Our first step of logical evaluation is then to substitute the number for the letters

26-1=24

Consolidating, that's:

25=24

Here, we've shown a contradiction. That A equals not A. According to the principle of explosion, anything follows a contradiction. So we can conclude A+Z=X, or anything we'd like from these contradictory premises.

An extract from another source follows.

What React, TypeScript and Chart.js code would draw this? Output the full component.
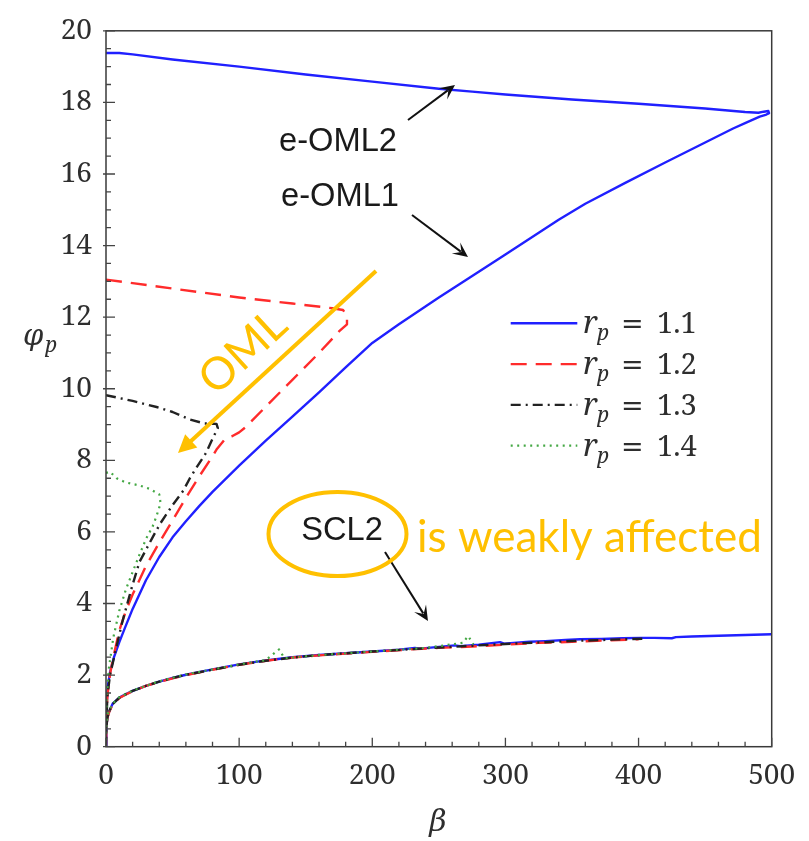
import React, { useEffect, useRef } from "react";
import { Chart, registerables } from "chart.js";

Chart.register(...registerables);

// ---------- axis ticks ----------
const xTickValues = [0, 100, 200, 300, 400, 500];
const yTickValues = [0, 2, 4, 6, 8, 10, 12, 14, 16, 18, 20];
const xMinorStep = 20;
const yMinorStep = 0.5;

// ---------- legend labels ----------
const seriesNames = ["1.1", "1.2", "1.3", "1.4"];

// ---------- r_p = 1.1 ----------
const rp11OmlBeta = [0, 10, 20, 50, 100, 150, 200, 250, 275, 300, 350, 400, 450, 480, 490, 494, 497.5, 498, 496, 491, 480, 471, 450, 420, 390, 360, 340, 300, 273, 250, 220, 200, 180, 160, 140, 120, 100, 80, 70, 60, 50, 40, 30, 20, 14, 10, 6, 3, 1.5, 0.5, 0];
const rp11OmlPhi = [19.38, 19.38, 19.34, 19.2, 19.0, 18.78, 18.58, 18.38, 18.3, 18.22, 18.08, 17.96, 17.83, 17.73, 17.71, 17.74, 17.76, 17.7, 17.66, 17.6, 17.42, 17.27, 16.88, 16.32, 15.75, 15.17, 14.72, 13.75, 13.1, 12.55, 11.8, 11.28, 10.6, 9.9, 9.22, 8.55, 7.85, 7.12, 6.72, 6.3, 5.85, 5.3, 4.65, 3.85, 3.3, 2.92, 2.5, 2.08, 1.72, 1.2, 0.4];
const rp11SclBeta = [0, 0.3, 1, 2.5, 5, 10, 15, 20, 30, 40, 50, 60, 80, 100, 120, 140, 160, 180, 200, 220, 232, 236, 250, 262, 266, 280, 296, 299, 318, 330, 345, 356, 372, 388, 402, 412, 425, 428, 440, 460, 480, 500];
const rp11SclPhi = [0, 0.55, 0.82, 1.0, 1.2, 1.37, 1.47, 1.56, 1.7, 1.82, 1.92, 2.01, 2.16, 2.3, 2.41, 2.5, 2.56, 2.61, 2.66, 2.71, 2.76, 2.74, 2.79, 2.83, 2.81, 2.85, 2.92, 2.88, 2.93, 2.95, 2.98, 3.0, 3.01, 3.03, 3.04, 3.04, 3.03, 3.06, 3.08, 3.1, 3.12, 3.14];

// ---------- r_p = 1.2 ----------
const rp12OmlBeta = [0, 20, 50, 100, 140, 170, 178, 181, 181, 175, 160, 140, 120, 105, 100, 95, 90, 83, 78, 70, 60, 50, 40, 30, 20, 15, 10, 5.5, 3, 1, 0];
const rp12OmlPhi = [13.05, 12.95, 12.8, 12.55, 12.38, 12.25, 12.2, 12.05, 11.8, 11.6, 11.0, 10.25, 9.5, 8.93, 8.78, 8.68, 8.62, 8.3, 8.0, 7.55, 6.95, 6.32, 5.7, 5.05, 4.25, 3.8, 3.25, 2.5, 2.02, 1.4, 0.3];
const rp12SclBeta = [0, 0.3, 1, 2.5, 5, 10, 15, 20, 30, 40, 50, 60, 80, 100, 120, 140, 160, 180, 200, 225, 250, 275, 300, 325, 350, 375, 400];
const rp12SclPhi = [0, 0.5, 0.8, 0.98, 1.18, 1.36, 1.46, 1.55, 1.7, 1.81, 1.91, 2.0, 2.15, 2.29, 2.4, 2.49, 2.55, 2.6, 2.65, 2.71, 2.76, 2.8, 2.85, 2.9, 2.93, 2.97, 3.0];

// ---------- r_p = 1.3 ----------
const rp13OmlBeta = [0, 20, 38, 50, 63, 74, 83, 84, 80, 75, 68, 63, 58, 50, 41, 35, 25, 19, 12, 7, 3, 1, 0];
const rp13OmlPhi = [9.82, 9.66, 9.49, 9.35, 9.14, 9.03, 9.02, 8.9, 8.6, 8.2, 7.8, 7.5, 7.15, 6.75, 6.25, 5.85, 5.15, 4.4, 3.45, 2.65, 2.0, 1.4, 0.3];
const rp13SclBeta = [0, 0.3, 1, 2.5, 5, 10, 15, 20, 30, 40, 50, 60, 80, 100, 120, 140, 160, 180, 200, 215, 240, 260, 285, 310, 330, 355, 380, 405];
const rp13SclPhi = [0, 0.52, 0.81, 1.0, 1.19, 1.37, 1.47, 1.56, 1.7, 1.82, 1.92, 2.01, 2.15, 2.29, 2.4, 2.49, 2.56, 2.61, 2.66, 2.69, 2.75, 2.79, 2.84, 2.89, 2.92, 2.96, 2.99, 3.02];

// ---------- r_p = 1.4 ----------
const rp14OmlBeta = [0, 3, 8, 15, 25, 33, 40, 41, 38, 35, 30, 25, 20, 15, 10, 5.5, 2, 0.5, 0];
const rp14OmlPhi = [7.65, 7.68, 7.5, 7.38, 7.3, 7.2, 7.05, 6.8, 6.45, 6.15, 5.8, 5.35, 4.88, 4.4, 3.8, 3.05, 2.15, 1.3, 0.3];
const rp14SclBeta = [0, 0.3, 1, 2.5, 5, 10, 20, 40, 60, 80, 100, 120, 126, 130, 134, 160, 200, 240, 268, 272, 276];
const rp14SclPhi = [0, 0.55, 0.85, 1.02, 1.2, 1.38, 1.57, 1.83, 2.02, 2.16, 2.3, 2.42, 2.6, 2.72, 2.47, 2.56, 2.66, 2.76, 2.9, 3.09, 2.86];

function path(ob: number[], op: number[], sb: number[], sp: number[]) {
  const pts: { x: number; y: number | null }[] = [];
  ob.forEach((b, i) => pts.push({ x: b, y: op[i] }));
  pts.push({ x: 0, y: null });
  sb.forEach((b, i) => pts.push({ x: b, y: sp[i] }));
  return pts;
}

const SERIF = "'Noto Serif', 'DejaVu Serif', serif";
const GREEK = "'DejaVu Serif', serif";
const SANS = "'Liberation Sans', Arial, sans-serif";
const CALIBRI = "Lato, 'Open Sans', sans-serif";
const ORANGE = "#FFC000";
const TEXT = "#2e2e2e";

function stealthHead(ctx: CanvasRenderingContext2D, x0: number, y0: number, x1: number, y1: number, len: number, half: number) {
  const a = Math.atan2(y1 - y0, x1 - x0);
  ctx.save();
  ctx.translate(x1, y1);
  ctx.rotate(a);
  ctx.beginPath();
  ctx.moveTo(0, 0);
  ctx.lineTo(-len, -half);
  ctx.lineTo(-len * 0.55, 0);
  ctx.lineTo(-len, half);
  ctx.closePath();
  ctx.fill();
  ctx.restore();
}

function blackArrow(ctx: CanvasRenderingContext2D, x0: number, y0: number, x1: number, y1: number) {
  const a = Math.atan2(y1 - y0, x1 - x0);
  const len = 15;
  ctx.save();
  ctx.strokeStyle = "#111";
  ctx.fillStyle = "#111";
  ctx.lineWidth = 2;
  ctx.beginPath();
  ctx.moveTo(x0, y0);
  ctx.lineTo(x1 - Math.cos(a) * len * 0.6, y1 - Math.sin(a) * len * 0.6);
  ctx.stroke();
  stealthHead(ctx, x0, y0, x1, y1, len, 7);
  ctx.restore();
}

function fitSize(ctx: CanvasRenderingContext2D, text: string, family: string, width: number) {
  ctx.font = `40px ${family}`;
  return (40 * width) / ctx.measureText(text).width;
}

function drawText(ctx: CanvasRenderingContext2D, text: string, family: string, size: number, x: number, y: number, color: string, align: CanvasTextAlign = "center") {
  ctx.font = `${size.toFixed(2)}px ${family}`;
  ctx.fillStyle = color;
  ctx.textAlign = align;
  ctx.textBaseline = "middle";
  ctx.fillText(text, x, y);
}

const overlay = {
  id: "overlay",
  afterDatasetsDraw(chart: any) {
    const { ctx, chartArea: ca, scales } = chart;
    const xs = scales.x;
    const ys = scales.y;
    ctx.save();

    // frame
    ctx.strokeStyle = "#3a3a3a";
    ctx.lineWidth = 1.5;
    ctx.strokeRect(ca.left, ca.top, ca.right - ca.left, ca.bottom - ca.top);

    // inner ticks
    ctx.strokeStyle = "#444";
    ctx.lineWidth = 1.3;
    ctx.beginPath();
    for (let v = xs.min; v <= xs.max + 1e-9; v += xMinorStep) {
      const px = xs.getPixelForValue(v);
      const major = xTickValues.includes(v);
      ctx.moveTo(px, ca.bottom);
      ctx.lineTo(px, ca.bottom - (major ? 9 : 5));
    }
    for (let v = ys.min; v <= ys.max + 1e-9; v += yMinorStep) {
      const py = ys.getPixelForValue(v);
      const major = yTickValues.includes(v);
      ctx.moveTo(ca.left - (major ? 3 : 0), py);
      ctx.lineTo(ca.left + (major ? 9 : 5), py);
    }
    ctx.stroke();

    // axis titles
    ctx.fillStyle = TEXT;
    ctx.textBaseline = "alphabetic";
    ctx.textAlign = "center";
    ctx.font = `italic 30px ${GREEK}`;
    ctx.fillText("β", 438, 831);
    ctx.textAlign = "left";
    ctx.font = `italic 29px ${GREEK}`;
    ctx.fillText("φ", 23, 345);
    ctx.font = `italic 21px ${SERIF}`;
    ctx.fillText("p", 45, 352);

    // legend
    const datasets = chart.data.datasets;
    datasets.forEach((ds: any, i: number) => {
      const cy = 323.3 + i * 40.8;
      ctx.save();
      ctx.strokeStyle = ds.borderColor;
      ctx.lineWidth = ds.borderWidth;
      ctx.setLineDash(ds.borderDash || []);
      ctx.beginPath();
      ctx.moveTo(510.7, cy);
      ctx.lineTo(577.3, cy);
      ctx.stroke();
      ctx.restore();
      ctx.fillStyle = TEXT;
      ctx.textAlign = "left";
      ctx.textBaseline = "alphabetic";
      ctx.font = `italic 31px ${SERIF}`;
      ctx.fillText("r", 583, cy + 10);
      ctx.font = `italic 21px ${SERIF}`;
      ctx.fillText("p", 597, cy + 17);
      ctx.font = `27px 'DejaVu Serif', serif`;
      ctx.fillText("=", 621, cy + 10);
      ctx.font = `29px ${SERIF}`;
      ctx.fillText(seriesNames[i], 657, cy + 10);
    });

    // black annotations
    const sansSize = fitSize(ctx, "e-OML2", SANS, 118);
    drawText(ctx, "e-OML2", SANS, sansSize, 338, 142, "#1a1a1a");
    drawText(ctx, "e-OML1", SANS, sansSize, 340, 197, "#1a1a1a");
    drawText(ctx, "SCL2", SANS, sansSize, 342, 531, "#1a1a1a");
    blackArrow(ctx, 408, 120, 455, 85);
    blackArrow(ctx, 412, 215, 468, 257);
    blackArrow(ctx, 385, 552, 428, 621);

    // orange annotations
    ctx.strokeStyle = ORANGE;
    ctx.lineWidth = 4;
    ctx.beginPath();
    ctx.ellipse(337.5, 534, 69, 42, 0, 0, Math.PI * 2);
    ctx.stroke();
    const orangeSize = fitSize(ctx, "is weakly affected", CALIBRI, 345);
    drawText(ctx, "is weakly affected", CALIBRI, orangeSize, 417, 538, ORANGE, "left");

    // OML arrow
    const tx = 376, ty = 271, hx = 178, hy = 453;
    const a = Math.atan2(hy - ty, hx - tx);
    ctx.beginPath();
    ctx.moveTo(tx, ty);
    ctx.lineTo(hx - Math.cos(a) * 14, hy - Math.sin(a) * 14);
    ctx.stroke();
    ctx.fillStyle = ORANGE;
    ctx.save();
    ctx.translate(hx, hy);
    ctx.rotate(a);
    ctx.beginPath();
    ctx.moveTo(0, 0);
    ctx.lineTo(-18, -9);
    ctx.lineTo(-18, 9);
    ctx.closePath();
    ctx.fill();
    ctx.restore();

    ctx.save();
    ctx.translate(243, 352);
    ctx.rotate(Math.atan2(ty - hy, tx - hx));
    drawText(ctx, "OML", CALIBRI, orangeSize * 1.02, 0, 0, ORANGE);
    ctx.restore();

    ctx.restore();
  },
};

export default function App() {
  const ref = useRef<HTMLCanvasElement>(null);
  useEffect(() => {
    const common = { pointRadius: 0, tension: 0, fill: false, spanGaps: false, borderJoinStyle: "round" as const };
    const chart = new Chart(ref.current!, {
      type: "line",
      data: {
        datasets: [
          { label: "r_p = 1.1", data: path(rp11OmlBeta, rp11OmlPhi, rp11SclBeta, rp11SclPhi), borderColor: "#2020ff", borderWidth: 2.4, borderDash: [], order: 4, ...common },
          { label: "r_p = 1.2", data: path(rp12OmlBeta, rp12OmlPhi, rp12SclBeta, rp12SclPhi), borderColor: "#ff2b2b", borderWidth: 2.4, borderDash: [16, 9], order: 3, ...common },
          { label: "r_p = 1.3", data: path(rp13OmlBeta, rp13OmlPhi, rp13SclBeta, rp13SclPhi), borderColor: "#222222", borderWidth: 2.4, borderDash: [10, 5, 2, 5], order: 2, ...common },
          { label: "r_p = 1.4", data: path(rp14OmlBeta, rp14OmlPhi, rp14SclBeta, rp14SclPhi), borderColor: "#45a845", borderWidth: 2.2, borderDash: [2, 4.5], order: 1, ...common },
        ] as any,
      },
      options: {
        responsive: false,
        devicePixelRatio: 1,
        animation: false,
        layout: { padding: { left: 0, right: 37.3, top: 22.7, bottom: 0 } },
        plugins: { legend: { display: false }, tooltip: { enabled: false } },
        scales: {
          x: {
            type: "linear",
            min: 0,
            max: 500,
            afterFit: (s: any) => { s.height = 94.3; },
            afterBuildTicks: (s: any) => { s.ticks = xTickValues.map((v) => ({ value: v })); },
            grid: { display: false, drawTicks: false },
            border: { display: false },
            ticks: { padding: 13, color: TEXT, font: { family: SERIF, size: 28 }, maxRotation: 0 },
          },
          y: {
            type: "linear",
            min: 0,
            max: 20,
            afterFit: (s: any) => { s.width = 106; },
            afterBuildTicks: (s: any) => { s.ticks = yTickValues.map((v) => ({ value: v })); },
            grid: { display: false, drawTicks: false },
            border: { display: false },
            ticks: { padding: 14, color: TEXT, font: { family: SERIF, size: 28 } },
          },
        },
      },
      plugins: [overlay],
    });
    return () => chart.destroy();
  }, []);
  return (
    <div style={{ position: "absolute", left: 0, top: 0, width: 809, height: 841, background: "#fff" }}>
      <canvas ref={ref} width={809} height={841} style={{ display: "block", width: 809, height: 841 }} />
    </div>
  );
}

That's not as hard as the navier stokes equations though.

 

[CinnamonOD]

@Doomotron How old are you?

I was expecting at least some kind of algebra or calculus, which could be the hardest kind of math for the average person around the age of 16.

I'll leave an easy problem here, in case anyone wants to solve it.

Spoiler: Click

We have these three equations:
5x +3y +2z =11
-3x +2x -7z =-26
8x -y +z =3

Solve for x, y and z

Use any method you want (Though there's no actual accomplishment by doing it by trial and error, you can do it like that if you want)

 

[The87Dodge]

According to my calculations, this problem is impossible to solve. To be precise, the answer to this equation is I don't know.

 

[CinnamonOD]

My problem or his problem.

Because his problem is impossible to solve, I took mine from a test I did last semester and is totally possible to solve.

 

[AspecBob]

I suggest that posted solutions be put in a spoiler tag in case there are people who are still working on the problem.

Here's mine:

Using only the four basic operations (+, -, *, /), the numbers 1, 5, 6 and 7, and as many parentheses as you want, make 21. (Each of the four numbers must be used once.)

 

[TB]

Here's mine:

Spoiler: Solution #1

(6*7)*(-1/(5-7))

 

[SlipZtrEm]

Here's mine:

Spoiler

I think a change in wording is needed. Is it meant to be only one use for each number? As is, with no limit on how many times we can use them, the easiest solution is simply 7+6+5+1+1+1.

 

[TB]

I thought of that same thing, @SlipZtrEm, then decided I shold probably not cop out.

 

[AspecBob]

Each number must be used exactly once.